Armand’s magnanimous spirit and pride in his company’s product was legendary. For one of Buddy Rich’s celebrated gigs at a favorite local venue, Armand bought up all the best seats, rented a bus, loaded in the entire manufacturing crew and treated them to a night of Big Band music. “We all had a great time,” he laughed when reminded of the evening. “I wanted the guys in the factory to understand the importance of what they made and to see how it was being used.”
“Armand loved the cymbals as much as the drummers did,” said Max Roach. “His eyes would light up when he pulled something out that he wanted you to try or hear. You’d have to grab the sticks out of his hand and say ‘Let me try it!’... It was a wonderful relationship from the very beginning.”

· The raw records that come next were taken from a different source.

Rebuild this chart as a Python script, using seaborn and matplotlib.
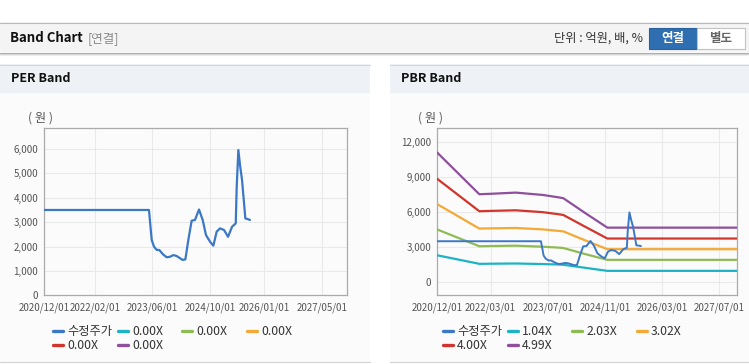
import matplotlib
matplotlib.use("Agg")
import matplotlib.pyplot as plt
from matplotlib.patches import Rectangle
from matplotlib.lines import Line2D
import pandas as pd
import seaborn as sns

# adjusted price (수정주가)
price_dates = ['2020-12-01', '2023-05-03', '2023-05-26', '2023-06-14', '2023-07-07',
               '2023-07-29', '2023-08-27', '2023-09-29', '2023-10-27', '2023-11-25',
               '2023-12-23', '2024-01-20', '2024-02-11', '2024-03-05', '2024-03-30',
               '2024-04-27', '2024-05-25', '2024-06-28', '2024-07-29', '2024-08-26',
               '2024-09-29', '2024-10-27', '2024-11-24', '2024-12-22', '2025-01-25',
               '2025-02-28', '2025-04-03', '2025-05-04', '2025-05-12', '2025-05-26',
               '2025-06-09', '2025-06-26', '2025-07-07', '2025-07-24', '2025-08-19',
               '2025-09-01']
price = [3500, 3500, 2270, 2000, 1860, 1860, 1690, 1560, 1580, 1650,
         1610, 1520, 1450, 1475, 2270, 3060, 3090, 3520, 3090, 2470,
         2200, 2035, 2610, 2745, 2680, 2400, 2815, 2950, 4450, 5960,
         5340, 4730, 4110, 3155, 3115, 3090]

# PBR bands
band_dates = ['2020-12-01', '2021-11-24', '2022-03-01', '2022-10-01', '2023-05-20',
              '2023-10-10', '2023-11-10', '2024-05-15', '2024-11-19', '2027-12-01']
pbr_104 = [2300, 1570, 1580, 1600, 1550, 1510, 1490, 1230, 970, 970]
pbr_203 = [4500, 3070, 3090, 3120, 3030, 2950, 2920, 2400, 1910, 1910]
pbr_302 = [6660, 4580, 4600, 4630, 4510, 4370, 4340, 3570, 2820, 2820]
pbr_400 = [8820, 6060, 6090, 6140, 5980, 5790, 5740, 4730, 3730, 3730]
pbr_499 = [11060, 7510, 7550, 7650, 7450, 7230, 7170, 5900, 4660, 4660]
pbr_bands = [pbr_104, pbr_203, pbr_302, pbr_400, pbr_499]
pbr_labels = ['1.04X', '2.03X', '3.02X', '4.00X', '4.99X']
per_labels = ['0.00X', '0.00X', '0.00X', '0.00X', '0.00X']

per_xticks = ['2020/12/01', '2022/02/01', '2023/06/01', '2024/10/01', '2026/01/01', '2027/05/01']
pbr_xticks = ['2020/12/01', '2022/03/01', '2023/07/01', '2024/11/01', '2026/03/01', '2027/07/01']
per_yticks = [0, 1000, 2000, 3000, 4000, 5000, 6000]
pbr_yticks = [0, 3000, 6000, 9000, 12000]

price_color = '#3b78c6'
band_colors = ['#1db3c5', '#8fbb55', '#f3a935', '#d2352c', '#8e509c']

sns.set_style('white')
plt.rcParams['font.family'] = ['Noto Sans CJK KR', 'DejaVu Sans']

W, H = 749, 364
fig = plt.figure(figsize=(W / 100, H / 100), dpi=100)
fig.patch.set_facecolor('white')


def box(x0, y0, x1, y1, fc, ec='none', lw=0.8, z=-1):
    fig.patches.append(Rectangle((x0 / W, 1 - y1 / H), (x1 - x0) / W, (y1 - y0) / H,
                                 transform=fig.transFigure, facecolor=fc, edgecolor=ec,
                                 lw=lw, zorder=z))


def hline(y, x0, x1, color, lw=0.8):
    fig.add_artist(Line2D([x0 / W, x1 / W], [1 - y / H, 1 - y / H], color=color, lw=lw,
                          transform=fig.transFigure, zorder=-0.5))


def txt(x, y, s, **kw):
    fig.text(x / W, 1 - y / H, s, va='center', **kw)


# header bar
box(0, 22, 749, 52, '#f4f4f4')
hline(22.5, 0, 749, '#b9b9b9')
hline(52.5, 0, 749, '#a9a9a9')
hline(53.5, 0, 749, '#d6d6d6')
hline(54.5, 0, 749, '#ececec')
txt(10, 38.5, 'Band Chart', fontsize=9.5, fontweight='bold', color='#111111')
txt(88, 38.5, '[연결]', fontsize=9, color='#8a8a8a')
txt(643, 38.5, '단위 : 억원, 배, %', fontsize=8.8, color='#333333', ha='right')
box(649, 28, 697, 49, '#2f6eb1', ec='#2a609c', z=1)
txt(673, 38.5, '연결', fontsize=9, fontweight='bold', color='white', ha='center')
box(697, 28, 745, 49, 'white', ec='#c2c2c2', z=1)
txt(721, 38.5, '별도', fontsize=9, fontweight='bold', color='#666666', ha='center')

# panels
for x0, x1, title in [(0, 370, 'PER Band'), (390, 749, 'PBR Band')]:
    box(x0, 64, x1, 93, '#eef1f6')
    box(x0, 93, x1, 362, '#fbfbfb')
    hline(64.5, x0, x1, '#d3d6db')
    hline(362, x0, x1, '#d3d3d3')
    txt(x0 + 11, 79, title, fontsize=9, fontweight='bold', color='#111111')
    txt(x0 + 28, 118, '( 원 )', fontsize=8.8, color='#555555')

ax1 = fig.add_axes([44.3 / W, 1 - 295.3 / H, 303 / W, 167 / H])
ax2 = fig.add_axes([437.3 / W, 1 - 295 / H, 300 / W, 166.7 / H])

df_price = pd.DataFrame({'date': pd.to_datetime(price_dates), 'price': price})

# PER chart: only the price line, bands are all 0.00X
sns.lineplot(data=df_price, x='date', y='price', ax=ax1, color=price_color, lw=1.6, zorder=5)

# PBR chart
for vals, c in zip(pbr_bands, band_colors):
    df_b = pd.DataFrame({'date': pd.to_datetime(band_dates), 'v': vals})
    sns.lineplot(data=df_b, x='date', y='v', ax=ax2, color=c, lw=1.6, zorder=3)
sns.lineplot(data=df_price, x='date', y='price', ax=ax2, color=price_color, lw=1.4, zorder=5)

for ax, xt, yt, ylim in [(ax1, per_xticks, per_yticks, (0, 6850)),
                         (ax2, pbr_xticks, pbr_yticks, (-1090, 13140))]:
    ax.set_zorder(2)
    ax.set_facecolor('none')
    ax.set_xlim(pd.Timestamp('2020-12-01'), pd.Timestamp('2027-12-01'))
    ax.set_ylim(*ylim)
    ax.set_xticks(pd.to_datetime(xt))
    ax.set_xticklabels(xt)
    ax.set_yticks(yt)
    ax.set_yticklabels([f'{v:,}' for v in yt])
    ax.set_xlabel('')
    ax.set_ylabel('')
    ax.grid(True, color='#e9e9e9', lw=0.8)
    ax.set_axisbelow(True)
    for s in ax.spines.values():
        s.set_color('#ababab')
        s.set_linewidth(0.9)
    ax.tick_params(length=2.5, width=0.8, color='#9a9a9a', labelsize=7,
                   labelcolor='#555555', pad=2)
    ax.tick_params(axis='x', pad=3)


def legend_cols(handles, x0, top):
    # each column its own legend so that columns get equal width like the reference
    cols = [[handles[0], handles[4]], [handles[1], handles[5]], [handles[2]], [handles[3]]]
    offs = [0, 65, 129, 194]
    for col, dx in zip(cols, offs):
        fig.legend(handles=col, loc='upper left', bbox_to_anchor=((x0 + dx) / W, 1 - top / H),
                   frameon=False, fontsize=8.8, handlelength=0.85, handletextpad=0.3,
                   labelspacing=0.1, borderpad=0, borderaxespad=0, labelcolor='#333333')


def make_handles(labels):
    hs = [Line2D([], [], color=price_color, lw=2.4, label='수정주가')]
    hs += [Line2D([], [], color=c, lw=2.4, label=l) for c, l in zip(band_colors, labels)]
    return hs


legend_cols(make_handles(per_labels), 53, 325)
legend_cols(make_handles(pbr_labels), 443, 325)

fig.savefig('out.png', dpi=100, facecolor=fig.get_facecolor())
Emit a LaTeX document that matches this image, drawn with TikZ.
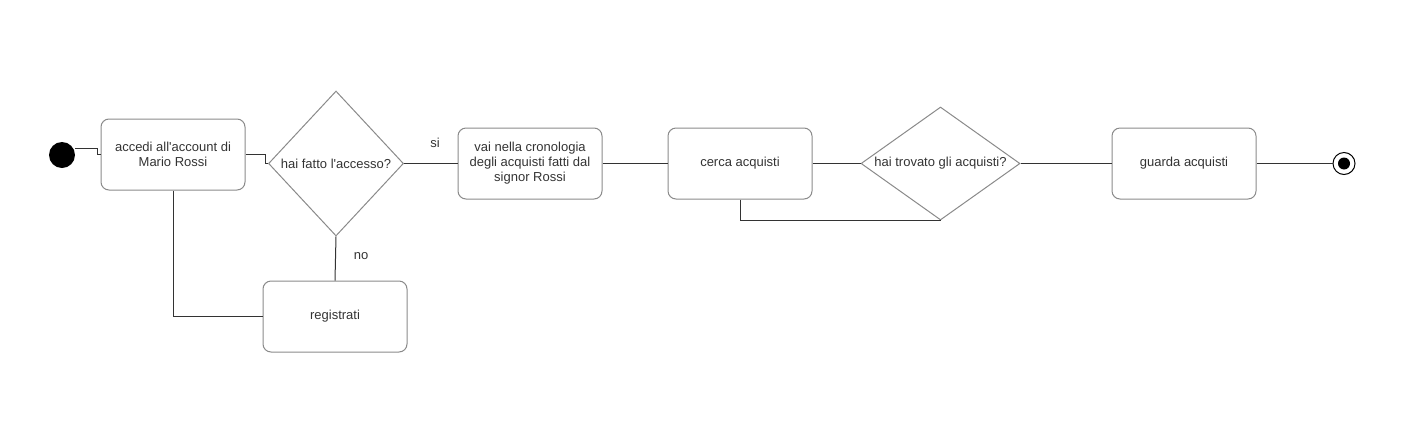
\documentclass[tikz,border=0pt]{standalone}
\usepackage{fontspec}
\setmainfont{Liberation Sans}[Ligatures=TeXOff]
\usetikzlibrary{shapes.geometric}
\definecolor{boxline}{HTML}{8A8A8A}
\definecolor{edgeline}{HTML}{333333}
\definecolor{txt}{HTML}{333333}
\begin{document}
\begin{tikzpicture}[x=1pt,y=-1pt,
  every node/.style={font=\fontsize{13}{15}\selectfont, text=txt},
  actbox/.style={draw=boxline, line width=1pt, rounded corners=8pt, minimum width=144pt, minimum height=71pt, align=center, inner sep=0pt},
  decision/.style={draw=boxline, line width=1pt, diamond, inner sep=0pt},
  conn/.style={draw=edgeline, line width=1pt},
  lbl/.style={inner sep=0pt}]
\useasboundingbox (0,0) rectangle (1421,437);
% start / end
\node[circle, fill=black, minimum size=26pt, inner sep=0pt] (start) at (62,155) {};
\node[circle, draw=black, line width=1pt, minimum size=22pt, inner sep=0pt] (endo) at (1344,163.5) {};
\node[circle, fill=black, minimum size=12pt, inner sep=0pt] (endi) at (1344,163.5) {};
% boxes
\node[actbox] (b1) at (173,154.5) {accedi all'account di\\Mario Rossi};
\node[actbox] (b2) at (530,163.5) {vai nella cronologia\\degli acquisti fatti dal\\signor Rossi};
\node[actbox] (b3) at (740,163.5) {cerca acquisti};
\node[actbox] (b4) at (1184,163.5) {guarda acquisti};
\node[actbox] (b5) at (335,316.5) {registrati};
% decisions
\node[decision, minimum width=135pt, minimum height=145pt] (d1) at (336,163.5) {};
\node[lbl] (d1t) at (d1.center) {hai fatto l'accesso?};
\node[decision, minimum width=159pt, minimum height=113pt] (d2) at (940.5,163.5) {};
\node[lbl] (d2t) at (d2.center) {hai trovato gli acquisti?};
% connectors
\draw[conn] (start.east |- 0,148) -- (97,148) -- (97,154.5) -- (b1.west);
\draw[conn] (b1.east) -- (265,154.5) -- (265,163.5) -- (d1.west);
\draw[conn] (d1.east) -- (b2.west);
\draw[conn] (d1.south) -- (b5.north);
\draw[conn] (b1.south) -- (b1.south |- b5.west) -- (b5.west);
\draw[conn] (b2.east) -- (b3.west);
\draw[conn] (b3.east) -- (d2.west);
\draw[conn] (b3.south) -- (b3.south |- d2.south) -- (d2.south);
\draw[conn] (d2.east) -- (b4.west);
\draw[conn] (b4.east) -- (endo.west);
% labels
\node[lbl] (si) at (435,143) {si};
\node[lbl] (no) at (361,256) {no};
\end{tikzpicture}
\end{document}
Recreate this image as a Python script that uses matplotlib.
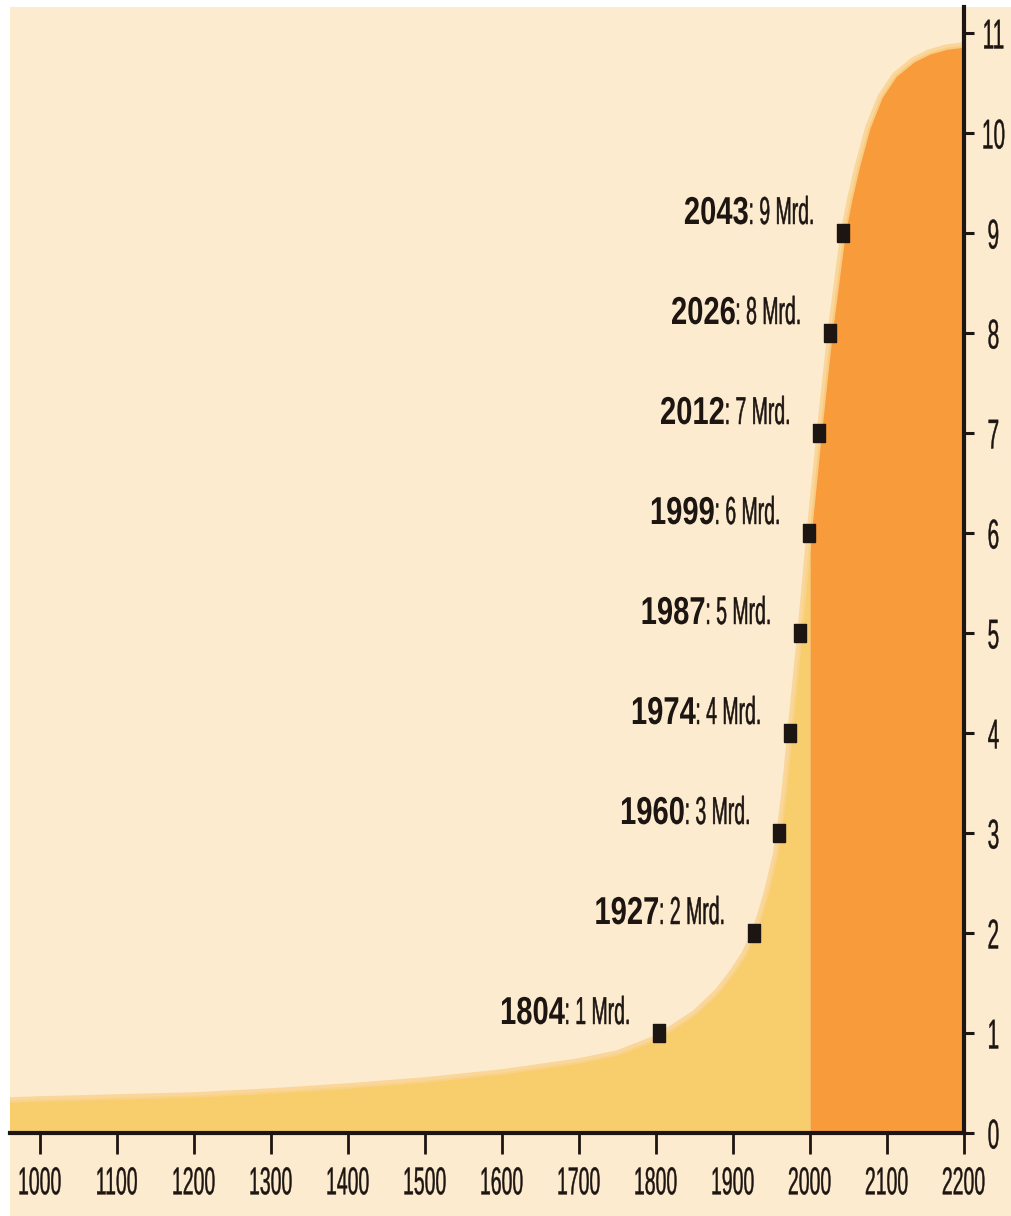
import numpy as np
import matplotlib
matplotlib.use("Agg")
import matplotlib.pyplot as plt
import matplotlib.patheffects as pe
from matplotlib.transforms import Affine2D
from matplotlib.patches import Rectangle

# Weltbevoelkerung in Mrd.
years = [960, 1000, 1100, 1200, 1300, 1400, 1500, 1600, 1700, 1750, 1800, 1850,
         1880, 1900, 1915, 1927, 1935, 1945, 1955, 1960, 1967, 1974, 1987, 1999,
         2000, 2012, 2026, 2043, 2052, 2061, 2075, 2091, 2110, 2134, 2155, 2178, 2200]
pop = [0.33, 0.34, 0.36, 0.38, 0.42, 0.47, 0.53, 0.61, 0.72, 0.80, 0.95, 1.20,
       1.42, 1.62, 1.80, 2.00, 2.18, 2.45, 2.78, 3.00, 3.45, 4.00, 5.00, 6.00,
       6.08, 7.00, 8.00, 9.00, 9.35, 9.65, 10.05, 10.36, 10.58, 10.73, 10.81, 10.86, 10.88]

# Meilensteine
mark_years = [1804, 1927, 1960, 1974, 1987, 1999, 2012, 2026, 2043]
mark_pop = [1, 2, 3, 4, 5, 6, 7, 8, 9]

x_ticks = list(range(1000, 2201, 100))
y_ticks = list(range(0, 12))

BG = '#FCEBCF'
YELLOW = '#F8CD6C'
ORANGE = '#F89B3A'
INK = '#1c1511'


class Condense(pe.AbstractPathEffect):
    """Schmalschrift: Glyphen horizontal stauchen (optional leicht nachziehen)"""
    def __init__(self, sx, anchor=0.5, stroke=0.0):
        super().__init__()
        self.sx = sx
        self.anchor = anchor
        self.stroke = stroke

    def draw_path(self, renderer, gc, tpath, affine, rgbFace=None):
        xs = tpath.vertices[:, 0]
        cx = xs.min() + self.anchor * (xs.max() - xs.min()) if len(xs) else 0
        t = Affine2D().translate(-cx, 0).scale(self.sx, 1).translate(cx, 0) + affine
        if self.stroke and rgbFace is not None:
            gc0 = renderer.new_gc()
            gc0.copy_properties(gc)
            gc0.set_linewidth(self.stroke)
            gc0.set_foreground(rgbFace)
            renderer.draw_path(gc0, tpath, t, rgbFace)
            gc0.restore()
        else:
            renderer.draw_path(gc, tpath, t, rgbFace)


plt.rcParams['font.family'] = ['Liberation Sans', 'DejaVu Sans']

fig = plt.figure(figsize=(10.12, 12.16), dpi=100, facecolor=BG)
# weisser Rand links und oben
fig.add_artist(Rectangle((0, 0), 10 / 1012, 1, transform=fig.transFigure, color='white', lw=0, zorder=-1))
fig.add_artist(Rectangle((0, 1 - 7 / 1216), 1, 7 / 1216, transform=fig.transFigure, color='white', lw=0, zorder=-1))

ax = fig.add_axes([10 / 1012, 83 / 1216, 954 / 1012, 1126 / 1216])
ax.set_facecolor('none')

yrs = np.array(years)
p = np.array(pop)
ax.fill_between(yrs, 0, p, where=yrs <= 2000, color=YELLOW, lw=0)
ax.fill_between(yrs, 0, p, where=yrs >= 2000, color=ORANGE, lw=0)
ax.plot(yrs, p, color='#FAD390', lw=4, alpha=0.85)

box = [(-0.33, -0.5), (0.33, -0.5), (0.33, 0.5), (-0.33, 0.5), (-0.33, -0.5)]
ax.plot(mark_years, mark_pop, ls='none', marker=box, ms=13, color=INK, mec=INK, zorder=4)

for yr, pp in zip(mark_years, mark_pop):
    t = ax.annotate(f": {pp} Mrd.", xy=(yr, pp), xytext=(-27, 9), textcoords='offset pixels',
                    ha='right', va='baseline', fontsize=28, color=INK,
                    path_effects=[Condense(0.5, 1, stroke=0.35)])
    ax.annotate(str(yr), xy=(0.5, 0), xycoords=t, xytext=(-1, 0), textcoords='offset pixels',
                ha='right', va='bottom', fontsize=28, fontweight='bold', color=INK,
                path_effects=[Condense(0.75, 1)])

for s in ['left', 'top']:
    ax.spines[s].set_visible(False)
for s in ['right', 'bottom']:
    ax.spines[s].set_color(INK)
    ax.spines[s].set_linewidth(3)

ax.set_xlim(961, 2200)
ax.set_ylim(0, 11.26)
ax.set_xticks(x_ticks)
ax.set_yticks(y_ticks)
ax.tick_params(axis='x', direction='out', length=15, width=2, color=INK,
               labelsize=28, labelcolor=INK, pad=9)
ax.yaxis.tick_right()
ax.tick_params(axis='y', direction='out', length=7.5, width=2.2, color=INK,
               labelsize=30, labelcolor=INK, pad=14)
for tk in ax.xaxis.get_major_ticks():
    tk.label1.set_path_effects([Condense(0.5, 0.5, stroke=0.3)])
for tk in ax.yaxis.get_major_ticks():
    tk.label2.set_path_effects([Condense(0.5, 0.5, stroke=0.3)])
    tk.label2.set_horizontalalignment('center')

fig.savefig('out.png', dpi=100, facecolor=BG)
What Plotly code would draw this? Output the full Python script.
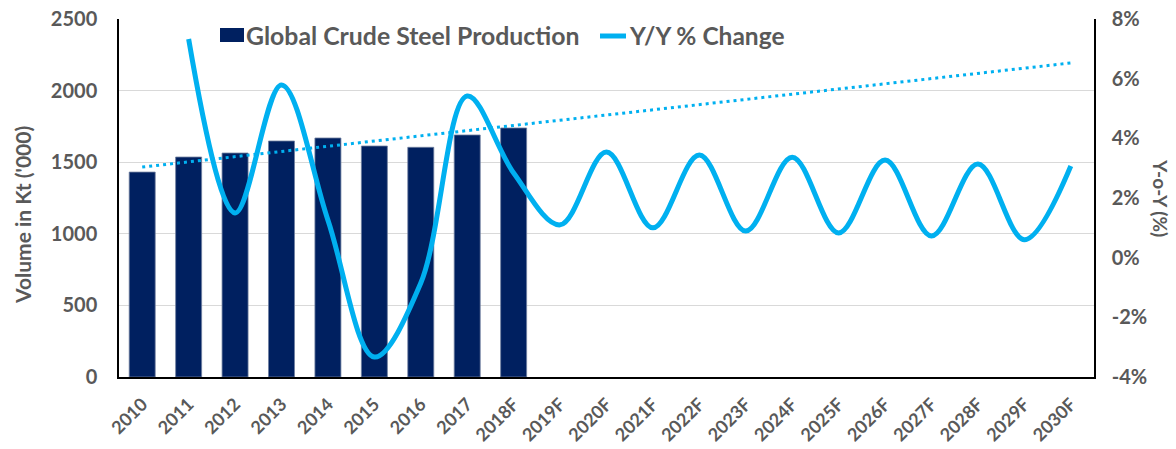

Part of Zildjian’s success can be attributed to Armand’s vision for the future of the company. He understood that if the family business were to continue to thrive, he would have to ensure that all the core values that had kept Zildjian at the forefront of the industry for so many years stayed on long after he was gone. He apprenticed people in quality and R & D and carefully planned his own succession.
Armand was very forward thinking. He was always looking for ways to improve quality and create new cymbal sounds. He knew that in order to take cymbal manufacturing to the next level, the machinery that had been used over the past 50 years had to be dramatically upgraded. Everyone understood that this daunting task needed to be accomplished within Armand’s lifetime, since Armand was the only one who could handle a project of this scope. Millions of dollars and years later, Armand had the rotary ovens, computer hammers and melt room equipment that he wanted. More importantly, he had the new sounds he was looking for. I think this remains one of his greatest legacies.
“We always could make a good living here,” he would say. “But, one batch of bad cymbals can ruin years of a good reputation. What good would that do?” Even into his eighties, with failing health, he continued to pass on his wealth of knowledge to the next generation while still remaining active in developing exciting new sounds, as always, keeping his ear to the ground. “Where is the next kind of music going to go?” he asked in his final interview. “That’s the thing we’re always trying to understand. What’s the next sound gonna be?\".